Earlier this month, LA Opera debuted its Digital Shorts series, showcasing new and adapted work from some of the big names in contemporary opera, in videos as much about the production as the music. Gabriela Lena Frank’s The Five Moons of Lorca, with a libretto by Pulitzer-winning playwright Nilo Cruz, was first, and it was a homecoming of sorts. The 12-minute piece, featuring countertenor Jacob Ingbar, pianist Nicholas Roehler, dancer Irene Rodríguez, and members of the LA Opera Chorus, was filmed at Dorothy Chandler Pavilion, marking the company’s first return to the venue since cancellations in March.
That performance is available online and for free, through Dec. 25. Nine more Digital Shorts are slated for the season, including pieces by Matthew Aucoin, David Lang, and Anna Clyne, premiere dates to be announced.
Meanwhile, LA Opera is joining in with another commissioning project, this one from the leaders in new opera, the New York-based Prototype Festival. LA Opera and Prototype are co-presenting Modulation, a constellation piece that incorporates world-premiere works from 13 composers, online Jan. 8–16, 2021. The details are necessarily sparse; Prototype prides itself on being an experiment in opera. Music by L.A.-based vocalist Carmina Escobar features in the trailer for the piece, and a handful of composers with California connections — Sahba Aminikia, Juhi Bansal, Raven Chacon, Yvette Janine Jackson, and Jimmy López Bellido — are among the 13.

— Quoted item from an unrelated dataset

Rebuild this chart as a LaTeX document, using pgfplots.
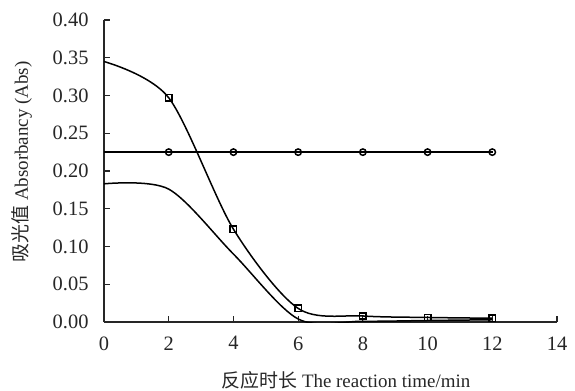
\documentclass[border=0pt]{standalone}
\usepackage{fontspec}
\setmainfont{Liberation Serif}
\newfontfamily\cjk{Noto Sans CJK SC}
\usepackage{pgfplots}
\pgfplotsset{compat=1.18}
\begin{document}
\begin{tikzpicture}
\useasboundingbox (-104bp,-69bp) rectangle (471bp,322bp);
\begin{axis}[
  at={(0,0)}, anchor=south west,
  scale only axis, width=453bp, height=302bp,
  xmin=0, xmax=14, ymin=0, ymax=0.4,
  xtick={0,2,4,6,8,10,12,14},
  ytick={0,0.05,0.1,0.15,0.2,0.25,0.3,0.35,0.4},
  axis x line=bottom, axis y line=left,
  axis line style={-, line width=1.2bp, black!85},
  tick align=inside, major tick length=6bp,
  tick style={line width=1.2bp, black!85},
  /pgf/number format/assume math mode=true,
  yticklabel style={/pgf/number format/fixed, /pgf/number format/fixed zerofill, /pgf/number format/precision=2, xshift=-12bp},
  ticklabel style={font=\fontsize{20.5}{22}\selectfont, text=black!85},
  xticklabel style={yshift=-11bp},
  every axis x label/.style={at={(axis description cs:0.534,-0.192)}, anchor=center},
  every axis y label/.style={at={(axis description cs:-0.181,0.53)}, anchor=center, rotate=90},
  label style={font=\fontsize{19}{22}\selectfont, text=black!85},
  xlabel={{\cjk 反应时长} The reaction time/min},
  ylabel={{\cjk 吸光值} Absorbancy (Abs)},
  every axis plot/.append style={line width=1.5bp, black, smooth, tension=0.5},
]
\addplot[mark=square, mark size=3.2bp, mark options={line width=1.5bp, solid}, mark indices={2,3,4,5,6,7}]
  coordinates {(0,0.345) (2,0.297) (4,0.123) (6,0.018) (8,0.008) (10,0.006) (12,0.005)};
\addplot[mark=o, mark size=3.2bp, mark options={line width=1.5bp, solid}, mark indices={2,3,4,5,6,7}]
  coordinates {(0,0.225) (2,0.225) (4,0.225) (6,0.225) (8,0.225) (10,0.225) (12,0.225)};
\addplot[no marks]
  coordinates {(0,0.183) (2,0.176) (4,0.090) (6,0.004) (8,0.001) (10,0.002) (12,0.003)};
\end{axis}
\end{tikzpicture}
\end{document}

Certainly, LA Opera has a vested interest in the experiment. A number of company productions in recent years started life at the Prototype Festival: Ellen Reid’s prism, Du Yun’s Angel’s Bone (billed for spring 2020), and Missy Mazzoli’s Breaking the Waves (originally a mainstage event for 2021, soon to be a digital production). And unlike in years past, this online iteration of Prototype promises L.A. audiences a look at the new opera just around the corner.
The Prototype Festival, now in its ninth year, is a joint production from Beth Morrison Projects and HERE Arts Center. Tickets for Modulation are available from LA Opera.